For fall, Satoshi Kondo on Friday embraced ambiguity, blurring the line between sculpture and wearability, structure and fluidity. Designed around the idea of a single piece of cloth, the collection continued Miyake’s legacy of transformation — garments that shift, adapt and invite the wearer to complete them. Inspired by Erwin Wurm’s performative sculptures, the show at Carrousel du Louvre saw models folding, bending, and reshaping their clothes, turning dressing into an act of creation.
Precision and effortlessness coexisted in every piece. Jackets snapped into rigid curves yet moved with ease. Shirts twisted into new forms, sleeves and panels shifting unpredictably. Sheer pleats flickered with movement, distorting as the body walked. Knits, expected to be soft, were pressed into sharp, sculptural shapes.

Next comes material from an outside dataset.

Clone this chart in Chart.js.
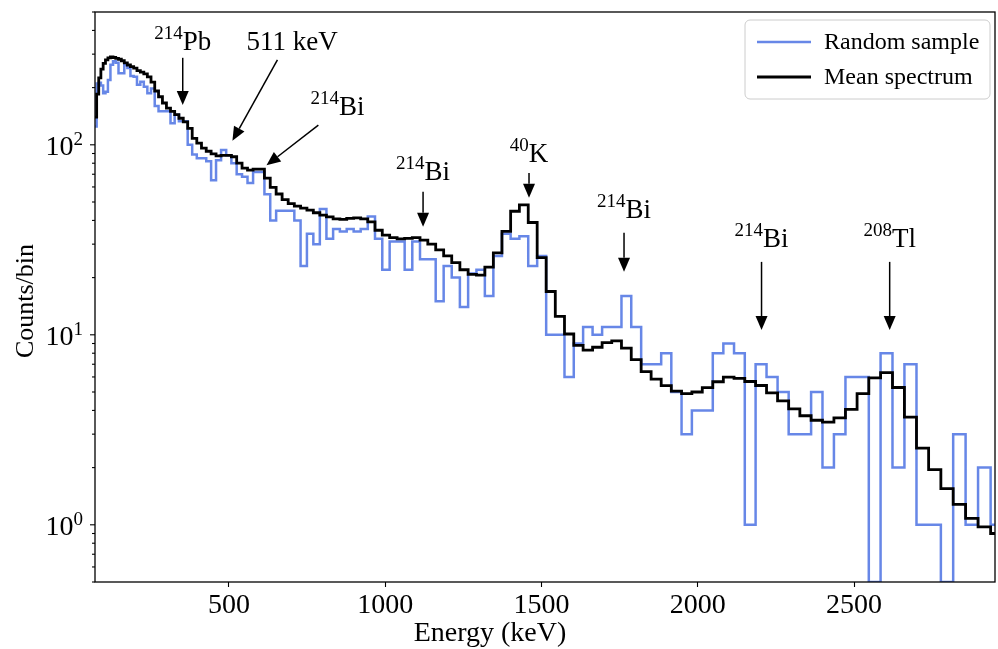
<!DOCTYPE html>
<html>
<head>
<meta charset="utf-8">
<script src="https://cdn.jsdelivr.net/npm/chart.js@4.4.1/dist/chart.umd.min.js"></script>
<style>
  html, body { margin: 0; padding: 0; background: #fff; }
  #wrap { width: 998px; height: 649px; }
</style>
</head>
<body>
<div id="wrap"><canvas id="spectrum" width="998" height="649"></canvas></div>
<script>
// Bin edges in keV (bins get wider with energy)
const binEdges = [
    70.2, 76.6, 83.2, 90.1, 97.4, 104.8, 112.6, 120.7, 129.0, 137.6,
    146.5, 155.6, 165.0, 174.8, 184.7, 195.0, 205.6, 216.4, 227.5, 238.8,
    250.5, 262.4, 274.6, 287.1, 299.9, 312.9, 326.2, 339.8, 353.7, 367.9,
    382.3, 397.0, 412.0, 427.2, 442.8, 458.6, 474.7, 491.0, 507.7, 524.6,
    541.8, 559.3, 577.1, 595.1, 613.4, 632.0, 650.9, 670.0, 689.4, 709.1,
    729.1, 749.4, 769.9, 790.7, 811.8, 833.2, 854.8, 876.7, 898.9, 921.4,
    944.1, 967.2, 990.5, 1014.1, 1037.9, 1062.1, 1086.5, 1111.2, 1136.2, 1161.4,
    1186.9, 1212.7, 1238.8, 1265.2, 1291.8, 1318.7, 1345.9, 1373.4, 1401.2, 1429.2,
    1457.5, 1486.1, 1514.9, 1544.1, 1573.5, 1603.2, 1633.1, 1663.4, 1693.9, 1724.7,
    1755.8, 1787.1, 1818.8, 1850.7, 1882.9, 1915.3, 1948.1, 1981.1, 2014.4, 2048.0,
    2081.8, 2116.0, 2150.4, 2185.0, 2220.0, 2255.3, 2290.8, 2326.6, 2362.6, 2399.0,
    2435.6, 2472.5, 2509.7, 2547.2, 2584.9, 2623.0, 2661.2, 2699.8, 2738.6, 2777.8,
    2817.2, 2856.9, 2896.8, 2937.0, 2977.6
];

// Counts per bin, one random sample
const sampleCounts = [
    125, 210, 212, 205, 187, 190, 219, 264, 275, 270,
    238, 238, 262, 254, 230, 228, 207, 215, 202, 187,
    198, 160, 150, 150, 150, 130, 144, 133, 133, 100,
    89, 85, 85, 82, 65, 83, 94, 88, 80, 70,
    68, 63, 72, 72, 55, 40, 45, 45, 45, 40,
    23, 34, 30, 46, 32, 36, 35, 36, 35, 36,
    42, 32, 22, 31, 31, 22, 31, 25, 25, 15,
    23, 20, 14, 21, 22, 16, 26, 34, 32, 33,
    23, 26, 10, 10, 6, 9, 11, 10, 11, 11,
    16, 11, 7, 7, 8, 5, 3, 4, 4, 8,
    9, 8, 1, 7, 6, 5, 3, 3, 5, 2,
    3, 6, 6, 0, 8, 2, 7, 1, 1, 0,
    3, 1, 2, 1
];

// Mean counts per bin
const meanCounts = [
    140, 185, 225, 250, 268, 280, 287, 290, 288, 285,
    282, 277, 270, 263, 258, 253, 246, 241, 236, 228,
    214, 192, 179, 166, 156, 150, 144, 138, 132, 122,
    108, 102, 96, 92.5, 89.6, 87.5, 88, 88, 86.5, 80,
    75.4, 73.6, 74.5, 74.5, 66.7, 59.7, 55.1, 51.4, 49, 47.6,
    46.4, 45.3, 43.9, 42.6, 41.8, 40.8, 40.5, 41, 41.2, 40.8,
    39.3, 35.5, 33.5, 32.5, 32, 32.2, 32.5, 31.5, 30, 28,
    26, 24, 22, 20.8, 20.6, 22.7, 27, 35, 44.7, 48.3,
    39, 25.5, 16.9, 12.5, 10.1, 8.8, 8.3, 8.6, 9.1, 9.3,
    8.5, 7.4, 6.4, 5.85, 5.4, 5.05, 4.9, 5.0, 5.27, 5.66,
    5.99, 5.9, 5.68, 5.41, 4.95, 4.49, 4.08, 3.75, 3.55, 3.47,
    3.65, 4.05, 4.9, 5.94, 6.33, 5.28, 3.69, 2.53, 1.95, 1.55,
    1.28, 1.08, 0.975, 0.9
];

const xTicks = [500, 1000, 1500, 2000, 2500];
const yDecadeExps = [0, 1, 2];

// Peak annotations: label text, arrow tail/head and text anchor in (keV, counts)
const peakNotes = [
    { sup: '214', main: 'Pb', textE: 352, textC: 316, tailE: 352, tailC: 287, headE: 352, headC: 162 },
    { sup: '', main: '511 keV', textE: 702, textC: 316, tailE: 655, tailC: 280, headE: 511, headC: 105 },
    { sup: '214', main: 'Bi', textE: 847, textC: 144, tailE: 786, tailC: 127, headE: 620, headC: 78 },
    { sup: '214', main: 'Bi', textE: 1121, textC: 65, tailE: 1121, tailC: 56.6, headE: 1121, headC: 37 },
    { sup: '40', main: 'K', textE: 1460, textC: 81, tailE: 1460, tailC: 71, headE: 1460, headC: 52.6 },
    { sup: '214', main: 'Bi', textE: 1764, textC: 41.3, tailE: 1764, tailC: 34.4, headE: 1764, headC: 21.5 },
    { sup: '214', main: 'Bi', textE: 2204, textC: 29.1, tailE: 2204, tailC: 24.2, headE: 2204, headC: 10.6 },
    { sup: '208', main: 'Tl', textE: 2614, textC: 29.1, tailE: 2614, tailC: 24.2, headE: 2614, headC: 10.6 }
];

const serif = "'Liberation Serif', 'DejaVu Serif', serif";
const sampleColor = 'rgba(65, 105, 225, 0.8)';
const meanColor = '#000000';

// turn bin edges + counts into points for a stepped line
function toSteps(edges, counts) {
    const pts = counts.map((c, i) => ({ x: edges[i], y: c }));
    pts.push({ x: edges[edges.length - 1], y: counts[counts.length - 1] });
    return pts;
}

function drawArrow(ctx, x1, y1, x2, y2) {
    const ang = Math.atan2(y2 - y1, x2 - x1);
    const headLen = 14, headHalf = 6;
    const bx = x2 - headLen * Math.cos(ang), by = y2 - headLen * Math.sin(ang);
    ctx.beginPath();
    ctx.moveTo(x1, y1);
    ctx.lineTo(bx, by);
    ctx.stroke();
    ctx.beginPath();
    ctx.moveTo(x2, y2);
    ctx.lineTo(bx + headHalf * Math.sin(ang), by - headHalf * Math.cos(ang));
    ctx.lineTo(bx - headHalf * Math.sin(ang), by + headHalf * Math.cos(ang));
    ctx.closePath();
    ctx.fill();
}

// text with a superscript prefix, centred on cx
function drawSupText(ctx, sup, main, cx, cy, bigSize, smallSize, raise) {
    ctx.font = smallSize + 'px ' + serif;
    const wSup = sup ? ctx.measureText(sup).width : 0;
    ctx.font = bigSize + 'px ' + serif;
    const wMain = ctx.measureText(main).width;
    let x = cx - (wSup + wMain) / 2;
    ctx.textAlign = 'left';
    ctx.textBaseline = 'alphabetic';
    if (sup) {
        ctx.font = smallSize + 'px ' + serif;
        ctx.fillText(sup, x, cy - raise);
        x += wSup;
    }
    ctx.font = bigSize + 'px ' + serif;
    ctx.fillText(main, x, cy);
}

const decorPlugin = {
    id: 'decor',
    afterDatasetsDraw(chart) {
        const ctx = chart.ctx;
        const area = chart.chartArea;
        const xs = chart.scales.x, ys = chart.scales.y;
        ctx.save();

        // axes frame
        ctx.strokeStyle = '#000';
        ctx.lineWidth = 1.3;
        ctx.strokeRect(area.left, area.top, area.right - area.left, area.bottom - area.top);

        // y ticks (major + minor) on log scale
        ctx.lineWidth = 1.1;
        for (let e = -1; e <= 3; e++) {
            for (let m = 1; m <= 9; m++) {
                const v = m * Math.pow(10, e);
                if (v < ys.min - 1e-9 || v > ys.max + 1e-9) continue;
                const py = ys.getPixelForValue(v);
                const len = m === 1 ? 5 : 3;
                ctx.beginPath();
                ctx.moveTo(area.left - len, py);
                ctx.lineTo(area.left, py);
                ctx.stroke();
            }
        }

        // y tick labels 10^n
        ctx.fillStyle = '#000';
        yDecadeExps.forEach(n => {
            const py = ys.getPixelForValue(Math.pow(10, n));
            ctx.font = '19px ' + serif;
            const wSup = ctx.measureText(String(n)).width;
            ctx.font = '28px ' + serif;
            const wBase = ctx.measureText('10').width;
            const right = area.left - 12;
            ctx.textAlign = 'left';
            ctx.textBaseline = 'alphabetic';
            ctx.fillText('10', right - wSup - wBase, py + 10);
            ctx.font = '19px ' + serif;
            ctx.fillText(String(n), right - wSup, py);
        });

        // axis titles (x title sits left of centre in the original)
        ctx.font = '28px ' + serif;
        ctx.textAlign = 'center';
        ctx.textBaseline = 'middle';
        ctx.fillText('Energy (keV)', 490, 634);
        ctx.save();
        ctx.translate(26, 301);
        ctx.rotate(-Math.PI / 2);
        ctx.font = '26px ' + serif;
        ctx.fillText('Counts/bin', 0, 0);
        ctx.restore();

        // peak annotations
        ctx.strokeStyle = '#000';
        ctx.fillStyle = '#000';
        ctx.lineWidth = 1.5;
        peakNotes.forEach(p => {
            drawArrow(ctx,
                xs.getPixelForValue(p.tailE), ys.getPixelForValue(p.tailC),
                xs.getPixelForValue(p.headE), ys.getPixelForValue(p.headC));
            drawSupText(ctx, p.sup, p.main,
                xs.getPixelForValue(p.textE), ys.getPixelForValue(p.textC), 27, 19, 11);
        });

        // legend, top right inside the axes
        const lx = area.right - 250, ly = area.top + 8, lw = 245, lh = 79;
        ctx.beginPath();
        ctx.roundRect(lx, ly, lw, lh, 5);
        ctx.fillStyle = 'rgba(255,255,255,0.8)';
        ctx.fill();
        ctx.strokeStyle = '#cccccc';
        ctx.lineWidth = 1;
        ctx.stroke();
        const entries = [chart.data.datasets[1], chart.data.datasets[0]];
        entries.forEach((ds, i) => {
            const y = ly + 22 + i * 35;
            ctx.strokeStyle = ds.borderColor;
            ctx.lineWidth = ds.borderWidth;
            ctx.beginPath();
            ctx.moveTo(lx + 12, y);
            ctx.lineTo(lx + 66, y);
            ctx.stroke();
            ctx.fillStyle = '#000';
            ctx.font = '24px ' + serif;
            ctx.textAlign = 'left';
            ctx.textBaseline = 'middle';
            ctx.fillText(ds.label, lx + 79, y + 1);
        });
        ctx.restore();
    }
};

const ctx = document.getElementById('spectrum').getContext('2d');
new Chart(ctx, {
    type: 'line',
    data: {
        datasets: [
            {
                label: 'Mean spectrum',
                data: toSteps(binEdges, meanCounts),
                borderColor: meanColor,
                borderWidth: 2.8,
                stepped: 'before',
                pointRadius: 0,
                fill: false,
                clip: 0,
                order: 0
            },
            {
                label: 'Random sample',
                data: toSteps(binEdges, sampleCounts),
                borderColor: sampleColor,
                borderWidth: 2.5,
                stepped: 'before',
                pointRadius: 0,
                fill: false,
                clip: 0,
                order: 1
            }
        ]
    },
    options: {
        responsive: false,
        animation: false,
        devicePixelRatio: 1,
        parsing: false,
        layout: { padding: { top: 12, right: 3, left: 0, bottom: 0 } },
        plugins: {
            legend: { display: false },
            tooltip: { enabled: false }
        },
        scales: {
            x: {
                type: 'linear',
                min: 71.3,
                max: 2951,
                afterFit: s => { s.height = 67; },
                afterBuildTicks: s => { s.ticks = xTicks.map(v => ({ value: v })); },
                grid: {
                    display: true,
                    drawOnChartArea: false,
                    drawTicks: true,
                    tickLength: 5,
                    tickColor: '#000',
                    tickWidth: 1.1
                },
                border: { display: false },
                ticks: {
                    color: '#000',
                    font: { family: serif, size: 28 },
                    padding: 2,
                    maxRotation: 0,
                    autoSkip: false,
                    callback: v => String(v)
                },
                title: { display: false }
            },
            y: {
                type: 'logarithmic',
                min: 0.5,
                max: 500,
                afterFit: s => { s.width = 95; },
                grid: { display: false },
                border: { display: false },
                ticks: { display: false },
                title: { display: false }
            }
        }
    },
    plugins: [decorPlugin]
});
</script>
</body>
</html>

Paper-woven fabrics mimicked stone but flexed like fabric. Every material challenged expectation, resisting easy definition.
Transformation remained the house’s core language. A coat, folded like an accordion, could be worn multiple ways. Stripes warped through pleating, creating the illusion of movement. Even the footwear, designed with Camper, wrapped the foot like fabric, a shoe in constant flux.
Miyake has always played between extremes — ancient and futuristic, structured yet free, abstract yet deeply human. This season was no different. These weren’t garments that dictated, but garments that questioned. In their folds and fluidity, in their balance of form and formlessness, they whispered their quiet challenge: What, truly, is clothing?